During a meeting of the Standing Committee of the National People's Congress, a decision was made by China's top legislature to authorize the State Council, the country's Cabinet, to pilot property tax reforms in several regions, reported Xinhua News Agency on Saturday.

The pilot real estate tax comes amid consistent efforts to tame home prices and ensure the principle of "houses are for living in, not for speculation". The move is vital for the nation's pursuit of common prosperity, according to Li Qilin, chief economist at Shanghai-listed Hongta Securities.

Once the property tax is established as a long-term mechanism for the real estate market, other regulatory measures will be moderated so as not to generate big market fluctuations, Li said.

"This will actively and steadily promote the legislation and reform of property taxes, guide reasonable residential consumption and economical use of land resources, and propel the stable and healthy development of the real estate market," Xinhua reported.

Ren Zeping, chief economist at Soochow Securities, said he believes the new tax embodies strict implementation of the thinking that houses are for living in rather than for speculation. Under the pilot tax, the cost of owning properties will be heightened, which is unwelcome news for speculative investors with properties and high-end residential apartments in their investment portfolio.

Trial regions are likely to be cities under pressure to rein in overheated housing markets, such as those in the Yangtze River Delta region, the Pearl River Delta region and the Beijing-Tianjin-Hebei region, Ren said.

The tax will be collected from properties both for residential and nonresidential uses, but will not apply to legally owned rural land and built-up residential properties on such land. Taxpayers of the new real estate tax will be actual land users and property owners, Xinhua reported.

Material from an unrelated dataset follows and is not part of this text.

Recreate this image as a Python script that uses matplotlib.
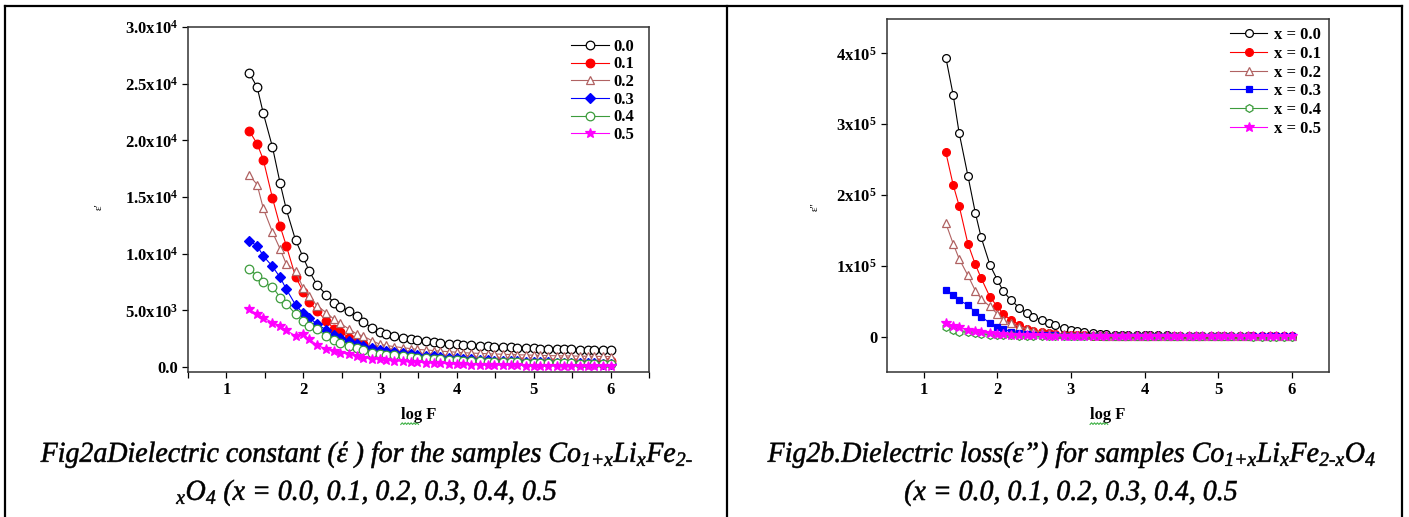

The State Council will determine specific regions to trial the tax and formulate details of the pilot scheme. Local governments in selected pilot areas will work out specific implementation measures, the report added.

"Such a statement shows that the real estate tax trial measures are going to vary among cities, and only properties located in trial regions will face the new taxes," said Jia Kang, chief economist of the China Academy of New Supply-Side Economics.

The measures are in accordance with local situations and will better fit specific situations region-by-region, and in the meantime, the accumulated experience will support the nation's property tax legislation over the long term, Jia said.

The NPC Standing Committee will decide whether to continue the pilot tax trial six months before it expires. Legislation will come into place in a timely manner when appropriate, the Xinhua report added.

"The announcement of the experimental real estate tax sends an important signal that on the road to realizing common prosperity, families' disposable incomes should be more invested into the real economy rather than speculative activities with lots of risk," said Yan Yuejin, director of the Shanghai-based E-house China Research and Development Institution.

The Ministry of Finance and the State Taxation Administration will follow the NPC Standing Committee's authorization to draw up a draft on real estate tax, getting fully prepared for the trials according to legal precedent, officials in charge of China's Finance Ministry and tax administration were quoted as saying by Xinhua.

Property taxes have been a hotly debated topic for more than a decade, and have been mentioned several times by Chinese officials this year.

The 14th Five-Year Plan (2021-25) officially issued in March proposed to promote legislation on property taxes.

In May, the Ministry of Finance, the Budget Commission of the Standing Committee of the National People's Congress, the Ministry of Housing and Urban-Rural Development and the State Taxation Administration solicited opinions from representatives, experts and scholars on a pilot plan for implementing the property tax, CGTN reported.